Singapore firms in sectors like logistics and finance can expect to benefit from China's One Belt, One Road strategy, although the city state must continue building on its strengths to stay ahead or risk being bypassed as a hub, said Singapore Business Federation chairman (SBF) Teo Siong Seng.
"Other countries also want to have the centre role in this plan so we must think about how to... play our part," he said.
"Our market is very small and we are not a big export or import market to China. We can easily be bypassed so we need to stay relevant in terms of hardware, such as our port and airport, and also to ensure that our banking system keeps ahead," he told The Sunday Times.
Mr Teo was speaking yesterday on the sidelines of the Singapore Seminar on the second day of the 12th China-Asean Expo, an annual trade fair held in Nanning, the capital of southern Guangxi region.
The forum, organised by SBF and with speakers from government agencies like IE Singapore, pitched the Republic as an important hub in China's efforts to revive the ancient Silk Road and as a springboard to Asean.
BUILDING ON STRENGTHS
Our market is very small... We can easily be bypassed so we need to stay relevant in terms of hardware, such as our port and airport, and also to ensure that our banking system keeps ahead.

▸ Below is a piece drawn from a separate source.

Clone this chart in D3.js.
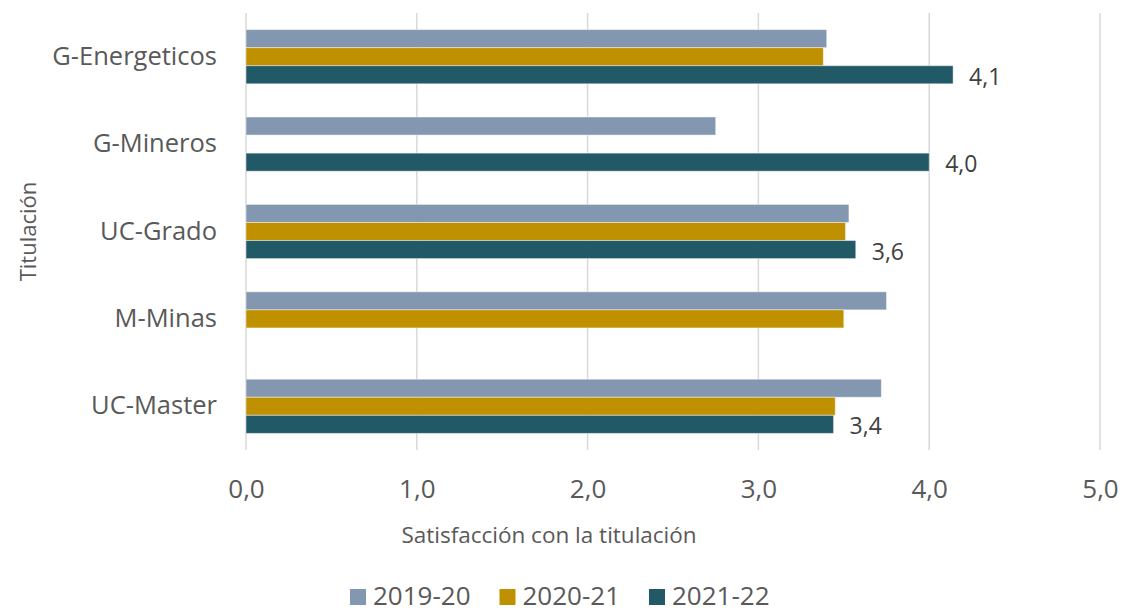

MR TEO SIONG SENG, Singapore Business Federation chairman
Proposed by President Xi Jinping in 2013, the One Belt, One Road initiative is meant to spur economic development along a land route and a maritime one that links China with South-east Asia, Africa and Europe. But it has been met with scepticism and suspicion by some who see the plan as an attempt by China to supplant the United States as Asia's predominant power. In this area - so far driven exclusively by the Chinese - Singapore can step up to provide thought leadership, Mr Teo noted.
"Singapore is a neutral place; we are also an East-meets-West destination and can help the Chinese better understand the feelings of Asean states and use Singapore as a platform to exchange ideas."
Some 33 Singapore firms, like Nanyang Old Coffee, Khong Guan Biscuit and DBS Bank, are showcasing the Republic's products and services at the four-day expo.
While fears of a slowdown in the Chinese economy are growing, Mr Lim Eng Lam, 48, managing director of Nanyang Old Coffee, said he is still looking to the Chinese market for growth opportunities.
"We've had many business inquiries from China... We think it will not be affected much by the economic slowdown," he said.
Still, he is taking precautions. The firm is looking to enter the Chinese market from a second-tier city where costs are lower and where adjustments can be made.
Mr Teo noted that the slowdown could also provide new opportunities. "China is now relooking the businesses it wants to go into and also at overseas markets. Hopefully, they can work with Singapore firms to go into third countries," he added.